ROI problems. Since you're paying commissions on fake performance, your return on investment takes a hit. Campaigns look less profitable than they really are, and it becomes difficult to scale your affiliate strategy with confidence.

How to Detect Affiliate Cookie Stuffing in Affiliate Marketing

Phishing cookies is hard to spot, but it’s still possible. Pay attention to these seven red flags:

1. Strange or irrelevant domains appearing in traffic reports. For example, traffic from unrelated sites like “best-deals-tech.net” for a fashion brand may suggest hidden tracking scripts.

2. Sudden spikes in affiliate commissions without a matching increase in clicks or visibility. If a new affiliate quickly earns a large payout but shows no marketing effort, investigate.

3. Mismatched data between your affiliate platform and CRM. If the affiliate dashboard reports 100 conversions but only 60 appear in your internal sales system, phishing cookies could be the cause.

4. Unusually high conversion rates from low-traffic affiliates. Affiliates generate few visits but lots of sales may be planting cookies without real user engagement.

5. Multiple affiliate cookies showing up in one session. This can indicate that several tracking codes were injected at once, a common stuffing tactic.

6. No visible promotion from the affiliate. If someone is earning commissions but has no content, ads, or social presence, they may not be playing fair.

7. Abnormally long cookie windows. Some affiliates rely on long-duration cookies and drop them on users who eventually convert, even if they never interacted with the affiliate.

If you notice any of those red flags, it’s time to check your brand for affiliate cookie stuffing.

Why Manual Cookies Fraud Detection Fails

Manual monitoring is an option if you just want to check if there are any violations in your SERP. When it comes to sophisticated techniques like cookie dropping, manual monitoring fails. Here’s why:

It is impossible to manually check each transition, cookie and source of hundreds or thousands of orders.

An affiliate can fake the traffic source. Some use fake referrers or automatic redirects - so that in analytics it looks like a normal transition.

Everything looks like a normal conversion. The user placed an order, the partner received a commission. But it turns out that the client came through a branded request, not the affiliate’s promo.

Without a special anti-fraud system, cookie dropping usually remains unnoticed.

How to Prevent Cookie Stuffing and Protect Your Program

Here’s how to secure your affiliate program against cookie fraud:

  1. Set clear, enforceable rules. Define what constitutes prohibited behavior in your affiliate terms, including phishing cookies, auto-redirects, hidden iframes, and unauthorized scripts.

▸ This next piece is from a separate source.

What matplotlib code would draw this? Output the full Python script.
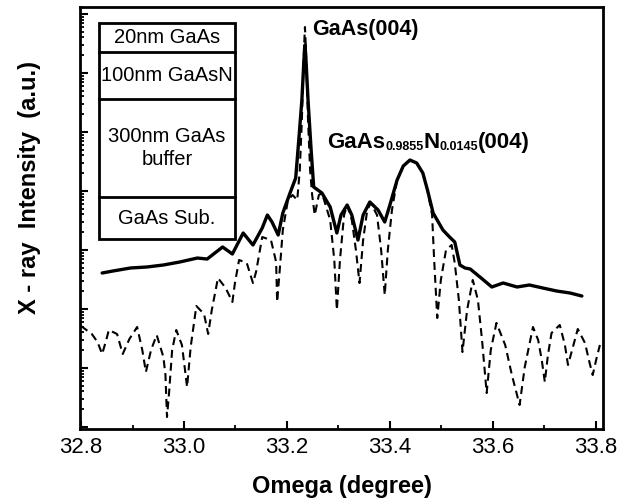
import numpy as np
import matplotlib
matplotlib.use("Agg")
import matplotlib.pyplot as plt
from matplotlib.ticker import LogLocator, NullFormatter, MultipleLocator
from matplotlib.patches import Rectangle

plt.rcParams['font.family'] = ['Liberation Sans', 'DejaVu Sans']

# ---- data: measured (solid) curve, omega in degrees, log10 intensity (a.u.)
omega_meas = [32.841, 32.862, 32.896, 32.928, 32.960, 32.992, 33.026, 33.045,
              33.060, 33.075, 33.094, 33.115, 33.134, 33.152, 33.162, 33.171,
              33.183, 33.192, 33.206, 33.217, 33.223, 33.229, 33.233, 33.235,
              33.237, 33.241, 33.247, 33.252,
              33.268, 33.284, 33.297, 33.305, 33.317, 33.326, 33.338, 33.348,
              33.361, 33.377, 33.390, 33.400, 33.414, 33.426, 33.439, 33.452,
              33.464, 33.473, 33.484, 33.503, 33.516, 33.526, 33.536, 33.546,
              33.556, 33.575, 33.598, 33.620, 33.647, 33.671, 33.697, 33.724,
              33.750, 33.773]
logI_meas = [2.610, 2.644, 2.695, 2.712, 2.746, 2.797, 2.864, 2.847,
             2.949, 3.051, 2.932, 3.288, 3.085, 3.373, 3.593, 3.475,
             3.254, 3.627, 3.966, 4.220, 4.864, 5.542, 6.220, 6.475,
             6.220, 5.542, 4.695, 4.068,
             3.966, 3.729, 3.288, 3.593, 3.763, 3.593, 3.169, 3.593,
             3.814, 3.678, 3.475, 3.763, 4.186, 4.424, 4.525, 4.475,
             4.305, 4.017, 3.627, 3.339, 3.220, 3.136, 2.746, 2.695,
             2.678, 2.542, 2.373, 2.441, 2.373, 2.407, 2.356, 2.305,
             2.271, 2.220]

# ---- data: simulated (dashed) curve
omega_sim = [32.800, 32.821, 32.832, 32.841, 32.849, 32.854, 32.870, 32.881,
             32.894, 32.909, 32.919, 32.926, 32.936, 32.947, 32.960, 32.964,
             32.967, 32.971, 32.977, 32.985, 32.996, 33.002, 33.006, 33.013,
             33.024, 33.039, 33.047, 33.054, 33.066, 33.081, 33.094, 33.099,
             33.107, 33.122, 33.134, 33.140, 33.152, 33.169, 33.179, 33.181,
             33.186, 33.192, 33.202, 33.211, 33.220, 33.225, 33.229, 33.233,
             33.235, 33.237, 33.241, 33.245,
             33.249, 33.254, 33.262, 33.268, 33.284, 33.292, 33.297, 33.303,
             33.311, 33.317, 33.326, 33.334, 33.341, 33.348, 33.356, 33.363,
             33.375, 33.383, 33.390, 33.396, 33.404, 33.414, 33.426, 33.439,
             33.452, 33.464, 33.473, 33.482, 33.486, 33.492, 33.499, 33.509,
             33.520, 33.526, 33.534, 33.541, 33.550, 33.561, 33.571, 33.579,
             33.588, 33.596, 33.607, 33.624, 33.637, 33.652, 33.662, 33.678,
             33.688, 33.695, 33.701, 33.707, 33.714, 33.730, 33.740, 33.746,
             33.754, 33.765, 33.779, 33.788, 33.794, 33.802, 33.808]
logI_sim = [1.712, 1.576, 1.441, 1.237, 1.475, 1.644, 1.576, 1.237,
            1.492, 1.695, 1.305, 0.932, 1.305, 1.559, 1.186, 0.881,
            0.169, 0.576, 1.305, 1.644, 1.390, 0.966, 0.678, 1.356,
            2.051, 1.915, 1.576, 1.983, 2.525, 2.356, 2.119, 2.441,
            2.831, 2.780, 2.441, 2.627, 3.220, 3.169, 2.797, 2.119,
            2.661, 3.339, 3.847, 3.932, 3.847, 4.356, 5.203, 6.390,
            6.780, 6.390, 5.203, 4.356,
            3.932, 3.593, 3.932, 3.966, 3.508, 2.831, 1.983, 2.831,
            3.593, 3.763, 3.508, 3.000, 2.441, 3.169, 3.678, 3.797,
            3.593, 3.000, 2.237, 3.000, 3.678, 4.186, 4.424, 4.525,
            4.475, 4.305, 4.017, 3.593, 2.831, 1.847, 2.492, 3.000,
            3.085, 2.780, 2.153, 1.271, 1.983, 2.492, 2.153, 1.475,
            0.576, 1.305, 1.763, 1.390, 0.881, 0.373, 1.017, 1.695,
            1.475, 1.136, 0.763, 1.220, 1.593, 1.729, 1.390, 1.051,
            1.305, 1.661, 1.424, 1.085, 0.881, 1.186, 1.390]

x_ticks = [32.8, 33.0, 33.2, 33.4, 33.6, 33.8]
x_ticklabels = ["32.8", "33.0", "33.2", "33.4", "33.6", "33.8"]
layers = ["20nm GaAs", "100nm GaAsN", "300nm GaAs\nbuffer", "GaAs Sub."]

I_meas = 10.0 ** np.array(logI_meas)
I_sim = 10.0 ** np.array(logI_sim)

fig = plt.figure(figsize=(6.17, 5.03), dpi=100)
ax = fig.add_axes([80 / 617, 1 - 429 / 503, 523 / 617, 422 / 503])

ax.plot(omega_sim, I_sim, color='black', lw=1.5, dashes=(3.8, 2.4),
        solid_joinstyle='round')
ax.plot(omega_meas, I_meas, color='black', lw=2.4, solid_joinstyle='round',
        solid_capstyle='round')

ax.set_yscale('log')
ax.set_xlim(32.798, 33.814)
ax.set_ylim(10 ** -0.034, 10 ** 7.119)

ax.set_xticks(x_ticks)
ax.set_xticklabels(x_ticklabels)
ax.xaxis.set_minor_locator(MultipleLocator(0.1))
ax.yaxis.set_major_locator(LogLocator(base=10, numticks=20))
ax.yaxis.set_minor_locator(LogLocator(base=10, subs=np.arange(2, 10), numticks=100))
ax.yaxis.set_major_formatter(NullFormatter())
ax.yaxis.set_minor_formatter(NullFormatter())

ax.tick_params(axis='both', which='both', direction='in', top=False, right=False)
ax.tick_params(axis='both', which='major', length=5.8, width=1.5)
ax.tick_params(axis='both', which='minor', length=3.0, width=1.3)
ax.tick_params(axis='x', which='major', labelsize=16, pad=6)

for sp in ax.spines.values():
    sp.set_linewidth(2.0)

ax.set_xlabel("Omega (degree)", fontsize=17, fontweight='bold', labelpad=12)
fig.text(30 / 617, 1 - 188 / 503, "X - ray  Intensity  (a.u.)", rotation=90,
         fontsize=17, fontweight='bold', ha='center', va='center')

# peak annotations
ax.text(33.249, 10 ** 6.644, "GaAs(004)", fontsize=15.5, fontweight='bold',
        ha='left', va='baseline')

main_fs, sub_fs = 16, 9
t1 = ax.text(33.278, 10 ** 4.729, "GaAs", fontsize=main_fs, fontweight='bold',
             ha='left', va='baseline')
t2 = ax.annotate("0.9855", xy=(1, 0), xycoords=t1, fontsize=sub_fs,
                 fontweight='bold', ha='left', va='bottom')
t3 = ax.annotate("N", xy=(1, 0), xycoords=(t2, t1), fontsize=main_fs,
                 fontweight='bold', ha='left', va='bottom')
t4 = ax.annotate("0.0145", xy=(1, 0), xycoords=(t3, t1), fontsize=sub_fs,
                 fontweight='bold', ha='left', va='bottom')
t5 = ax.annotate("(004)", xy=(1, 0), xycoords=(t4, t1), fontsize=main_fs,
                 fontweight='bold', ha='left', va='bottom')

# layer structure inset
bx0, bx1 = 0.0363, 0.2964
edges = [0.9622, 0.8936, 0.7825, 0.5508, 0.4492]
ax.add_patch(Rectangle((bx0, edges[-1]), bx1 - bx0, edges[0] - edges[-1],
                       transform=ax.transAxes, fill=True, facecolor='white',
                       edgecolor='black', lw=2.0, zorder=5))
for e in edges[1:-1]:
    ax.plot([bx0, bx1], [e, e], transform=ax.transAxes, color='black',
            lw=2.0, zorder=6)
for i, lab in enumerate(layers):
    yc = 0.5 * (edges[i] + edges[i + 1])
    ax.text(0.5 * (bx0 + bx1), yc, lab, transform=ax.transAxes, fontsize=14.5,
            ha='center', va='center', zorder=7, linespacing=1.25)

fig.savefig("out.png", dpi=100)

  2. Use manual whitelisting. Only approve affiliates who meet your trust and quality standards. Avoid open programs where anyone can join.

  3. Monitor conversion behavior closely. Look for red flags like high conversion rates with low traffic, sudden payout spikes, or discrepancies between CRM and affiliate reports.

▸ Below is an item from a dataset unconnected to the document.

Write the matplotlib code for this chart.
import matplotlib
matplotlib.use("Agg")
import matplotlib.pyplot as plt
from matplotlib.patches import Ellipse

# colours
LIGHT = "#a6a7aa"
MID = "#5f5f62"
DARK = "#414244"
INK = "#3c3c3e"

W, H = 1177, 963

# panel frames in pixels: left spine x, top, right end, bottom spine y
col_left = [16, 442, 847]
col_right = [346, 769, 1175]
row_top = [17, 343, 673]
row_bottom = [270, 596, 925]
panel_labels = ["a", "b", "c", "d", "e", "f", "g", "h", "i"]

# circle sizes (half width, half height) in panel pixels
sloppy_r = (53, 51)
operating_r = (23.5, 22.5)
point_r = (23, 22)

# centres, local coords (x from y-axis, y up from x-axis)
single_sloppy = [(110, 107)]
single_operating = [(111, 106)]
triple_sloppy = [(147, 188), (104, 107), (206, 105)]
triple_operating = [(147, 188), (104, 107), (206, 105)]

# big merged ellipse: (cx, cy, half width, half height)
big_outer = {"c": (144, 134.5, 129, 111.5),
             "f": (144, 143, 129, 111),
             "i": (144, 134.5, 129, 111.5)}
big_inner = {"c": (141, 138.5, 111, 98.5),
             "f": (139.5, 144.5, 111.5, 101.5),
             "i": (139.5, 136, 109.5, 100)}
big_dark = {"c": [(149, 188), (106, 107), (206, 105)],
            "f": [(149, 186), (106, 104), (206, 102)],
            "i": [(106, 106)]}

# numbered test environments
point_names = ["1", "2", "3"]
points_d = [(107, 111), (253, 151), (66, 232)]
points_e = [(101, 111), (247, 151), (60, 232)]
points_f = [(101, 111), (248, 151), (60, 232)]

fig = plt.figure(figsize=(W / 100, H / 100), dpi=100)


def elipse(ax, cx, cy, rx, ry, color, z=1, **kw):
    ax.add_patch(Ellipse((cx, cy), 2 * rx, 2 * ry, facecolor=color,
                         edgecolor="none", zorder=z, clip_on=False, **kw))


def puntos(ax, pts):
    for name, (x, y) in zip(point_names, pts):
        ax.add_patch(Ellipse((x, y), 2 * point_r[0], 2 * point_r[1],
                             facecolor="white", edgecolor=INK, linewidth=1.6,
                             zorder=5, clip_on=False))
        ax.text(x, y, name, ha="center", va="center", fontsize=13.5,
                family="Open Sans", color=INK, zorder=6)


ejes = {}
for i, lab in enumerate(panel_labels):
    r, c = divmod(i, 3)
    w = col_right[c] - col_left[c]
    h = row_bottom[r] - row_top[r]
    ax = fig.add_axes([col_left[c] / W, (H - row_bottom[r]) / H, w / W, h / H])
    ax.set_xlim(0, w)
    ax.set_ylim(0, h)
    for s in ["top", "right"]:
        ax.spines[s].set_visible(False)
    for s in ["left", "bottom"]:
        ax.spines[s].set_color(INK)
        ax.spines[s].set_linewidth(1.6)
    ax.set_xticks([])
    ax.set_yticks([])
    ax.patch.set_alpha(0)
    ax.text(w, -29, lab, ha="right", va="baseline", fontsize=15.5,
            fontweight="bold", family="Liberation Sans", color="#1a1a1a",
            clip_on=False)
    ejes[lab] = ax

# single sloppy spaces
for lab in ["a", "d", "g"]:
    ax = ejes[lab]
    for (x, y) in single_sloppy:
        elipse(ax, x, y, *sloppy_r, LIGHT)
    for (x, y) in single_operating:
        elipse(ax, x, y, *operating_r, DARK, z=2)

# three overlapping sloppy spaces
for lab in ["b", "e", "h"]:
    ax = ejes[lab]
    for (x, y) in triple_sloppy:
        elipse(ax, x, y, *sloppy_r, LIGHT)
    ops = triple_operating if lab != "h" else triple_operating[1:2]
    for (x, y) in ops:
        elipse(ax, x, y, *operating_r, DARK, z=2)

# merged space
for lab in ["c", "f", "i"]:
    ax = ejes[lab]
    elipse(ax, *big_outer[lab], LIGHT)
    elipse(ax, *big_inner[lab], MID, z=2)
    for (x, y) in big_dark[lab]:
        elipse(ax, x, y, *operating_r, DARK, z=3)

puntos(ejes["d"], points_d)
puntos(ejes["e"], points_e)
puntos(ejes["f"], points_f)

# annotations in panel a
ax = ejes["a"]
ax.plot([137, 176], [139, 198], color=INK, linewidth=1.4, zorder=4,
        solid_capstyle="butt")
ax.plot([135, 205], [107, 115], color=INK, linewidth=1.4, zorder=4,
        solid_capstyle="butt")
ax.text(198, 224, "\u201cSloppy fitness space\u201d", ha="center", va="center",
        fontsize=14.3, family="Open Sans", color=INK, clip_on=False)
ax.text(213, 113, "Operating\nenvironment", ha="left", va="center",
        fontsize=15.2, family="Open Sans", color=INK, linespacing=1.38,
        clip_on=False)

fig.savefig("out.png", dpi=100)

4. Automate anomaly detection. Use professional tools to monitor traffic quality, cookie behavior, and user journeys in real time. Automated tools can flag patterns that are nearly impossible to catch manually.

5. Protect against broader fraud tactics. Beyond stuffing, affiliate fraud can include hijacking, unauthorized coupon use, fake attribution, and more. For example, Bluepear helps brands detect and block suspicious behavior across multiple threat types, not just one. You should also invest in tools and tactics aimed at effective brand protection in paid search, as fraudulent techniques often involve bidding on brand terms to hijack attribution and commission payouts.

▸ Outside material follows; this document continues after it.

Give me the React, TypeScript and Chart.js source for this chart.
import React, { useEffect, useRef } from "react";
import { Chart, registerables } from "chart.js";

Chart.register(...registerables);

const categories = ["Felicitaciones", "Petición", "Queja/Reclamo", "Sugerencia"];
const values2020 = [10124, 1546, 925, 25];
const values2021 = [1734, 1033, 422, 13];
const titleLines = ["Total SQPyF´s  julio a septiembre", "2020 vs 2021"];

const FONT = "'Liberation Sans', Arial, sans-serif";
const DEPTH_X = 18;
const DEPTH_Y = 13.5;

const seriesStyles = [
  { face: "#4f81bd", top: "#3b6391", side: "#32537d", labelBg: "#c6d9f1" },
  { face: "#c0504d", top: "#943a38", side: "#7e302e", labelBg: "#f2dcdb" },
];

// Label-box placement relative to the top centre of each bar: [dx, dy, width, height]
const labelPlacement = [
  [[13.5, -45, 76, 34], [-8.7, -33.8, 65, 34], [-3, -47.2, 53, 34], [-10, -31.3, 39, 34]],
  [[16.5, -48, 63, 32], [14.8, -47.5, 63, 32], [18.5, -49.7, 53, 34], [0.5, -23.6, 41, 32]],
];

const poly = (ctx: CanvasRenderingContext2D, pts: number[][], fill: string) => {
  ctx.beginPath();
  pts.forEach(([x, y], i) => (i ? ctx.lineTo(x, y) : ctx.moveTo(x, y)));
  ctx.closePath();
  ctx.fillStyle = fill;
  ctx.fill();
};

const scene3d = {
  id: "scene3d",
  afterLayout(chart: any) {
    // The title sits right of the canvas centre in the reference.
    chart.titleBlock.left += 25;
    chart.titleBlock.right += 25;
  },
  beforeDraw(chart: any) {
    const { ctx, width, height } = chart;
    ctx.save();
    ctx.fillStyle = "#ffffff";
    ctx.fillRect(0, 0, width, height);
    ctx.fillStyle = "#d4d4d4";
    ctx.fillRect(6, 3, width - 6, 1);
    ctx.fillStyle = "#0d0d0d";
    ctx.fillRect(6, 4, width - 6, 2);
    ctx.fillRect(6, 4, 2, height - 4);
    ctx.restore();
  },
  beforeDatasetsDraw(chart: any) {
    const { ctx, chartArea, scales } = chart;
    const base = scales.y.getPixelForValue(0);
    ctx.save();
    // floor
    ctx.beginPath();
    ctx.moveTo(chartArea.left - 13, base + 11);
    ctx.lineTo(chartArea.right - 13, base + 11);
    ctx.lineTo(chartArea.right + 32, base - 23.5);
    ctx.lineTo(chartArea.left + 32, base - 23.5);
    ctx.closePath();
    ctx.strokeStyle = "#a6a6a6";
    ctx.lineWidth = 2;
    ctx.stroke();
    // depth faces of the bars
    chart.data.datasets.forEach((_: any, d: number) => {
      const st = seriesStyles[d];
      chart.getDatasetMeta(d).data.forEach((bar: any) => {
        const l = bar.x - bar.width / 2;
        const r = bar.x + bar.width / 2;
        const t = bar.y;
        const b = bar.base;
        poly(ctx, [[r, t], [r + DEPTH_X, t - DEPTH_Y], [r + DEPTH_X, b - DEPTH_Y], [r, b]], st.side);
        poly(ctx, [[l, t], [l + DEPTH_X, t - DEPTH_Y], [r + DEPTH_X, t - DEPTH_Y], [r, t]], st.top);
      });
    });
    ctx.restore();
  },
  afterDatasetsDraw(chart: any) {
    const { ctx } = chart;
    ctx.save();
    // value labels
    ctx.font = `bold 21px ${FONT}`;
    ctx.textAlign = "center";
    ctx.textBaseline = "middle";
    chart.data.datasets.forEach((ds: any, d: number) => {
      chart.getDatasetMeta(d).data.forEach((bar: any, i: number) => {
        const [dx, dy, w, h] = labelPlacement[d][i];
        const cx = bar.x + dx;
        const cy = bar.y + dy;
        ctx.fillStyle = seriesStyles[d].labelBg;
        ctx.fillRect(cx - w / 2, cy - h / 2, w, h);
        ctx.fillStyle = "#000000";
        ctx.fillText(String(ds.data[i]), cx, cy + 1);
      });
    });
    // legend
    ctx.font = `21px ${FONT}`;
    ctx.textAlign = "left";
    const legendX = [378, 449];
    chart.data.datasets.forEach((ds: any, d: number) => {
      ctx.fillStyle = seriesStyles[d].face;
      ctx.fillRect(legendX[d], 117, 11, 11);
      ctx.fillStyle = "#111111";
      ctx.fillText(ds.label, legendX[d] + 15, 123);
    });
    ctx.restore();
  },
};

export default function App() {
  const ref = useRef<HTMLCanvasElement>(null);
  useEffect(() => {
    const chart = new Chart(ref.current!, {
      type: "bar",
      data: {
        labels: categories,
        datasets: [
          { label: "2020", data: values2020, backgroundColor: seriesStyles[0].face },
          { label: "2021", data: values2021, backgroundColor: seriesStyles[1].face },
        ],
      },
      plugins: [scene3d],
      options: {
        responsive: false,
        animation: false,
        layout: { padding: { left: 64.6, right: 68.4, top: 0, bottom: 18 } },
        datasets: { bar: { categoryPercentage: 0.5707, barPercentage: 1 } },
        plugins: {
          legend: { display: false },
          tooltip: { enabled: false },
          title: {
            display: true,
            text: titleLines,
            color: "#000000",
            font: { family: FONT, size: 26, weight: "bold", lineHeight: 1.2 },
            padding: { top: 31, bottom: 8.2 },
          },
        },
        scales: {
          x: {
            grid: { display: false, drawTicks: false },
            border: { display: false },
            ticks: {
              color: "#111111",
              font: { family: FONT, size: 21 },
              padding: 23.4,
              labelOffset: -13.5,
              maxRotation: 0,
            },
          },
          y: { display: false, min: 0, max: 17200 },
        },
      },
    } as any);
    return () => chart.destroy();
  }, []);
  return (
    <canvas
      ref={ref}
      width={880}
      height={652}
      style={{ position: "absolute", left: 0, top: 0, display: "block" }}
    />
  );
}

Learn more about affiliate fraud detection and protect your brand online.

Bluepear’s Role in Preventing Affiliate Fraud

If one form of affiliate abuse exists, others aren’t far behind. That’s why brands need a tool for full protection from diverse threats.

Besides cookie dropping, affiliate fraud may be performed in several ways:

• Unauthorized brand bidding. Affiliates bid on your branded search terms without permission.

• URL hijacking. Affiliates use domain names that look like your official website but differ in one or two symbols.

• Coupon abuse. Fake codes are promoted to claim commissions without real value.

• Ad hijacking. Affiliates mimic your paid ads to intercept traffic meant for your site.

• Cloaking. Affiliates show different content to users and reviewers, hiding violations.

Bluepear helps with ad fraud detection by:

Monitoring partner behavior across channels and detecting irregularities in traffic and attribution.

Tracking unauthorized ad placements, cloaked URLs, and suspicious redirects.

Identifying affiliates who game attribution by manipulating coupons or impersonating official campaigns.

Even if Bluepear doesn’t directly catch phishing cookies, it spots the patterns that surround it. For example, unexplained traffic sources, hijacked sessions, or affiliate abuse. These warning signs are often where larger issues begin.

Cookies Fraud Is a Hidden Cost You Can’t Ignore

All in all, you may overlook affiliate cookie stuffing or any other fraudulent activities. But you will definitely notice a decline in revenue. The thing is, the earlier you start protecting your brand from unscrupulous affiliates, the less damage you will have to make up for.

Here’s a quick checklist of red flags you should pay attention to:

Unusually high conversion rates from specific affiliates.

Clicks with no clear referral path or unclear sources in your analytics.

Affiliate sales appearing just seconds after page views.

Cookies being set without user interaction (no actual link clicks).

Spike in commissions, but not in revenue.

Multiple cookies dropped from a single visit.

Sudden rise in new affiliates with no visible content presence.

Use affiliate fraud detection tools that track suspicious activity and gather screenshots, URLs, and redirects. This way, you will immediately know about cookies fraud and stop it before losing much money.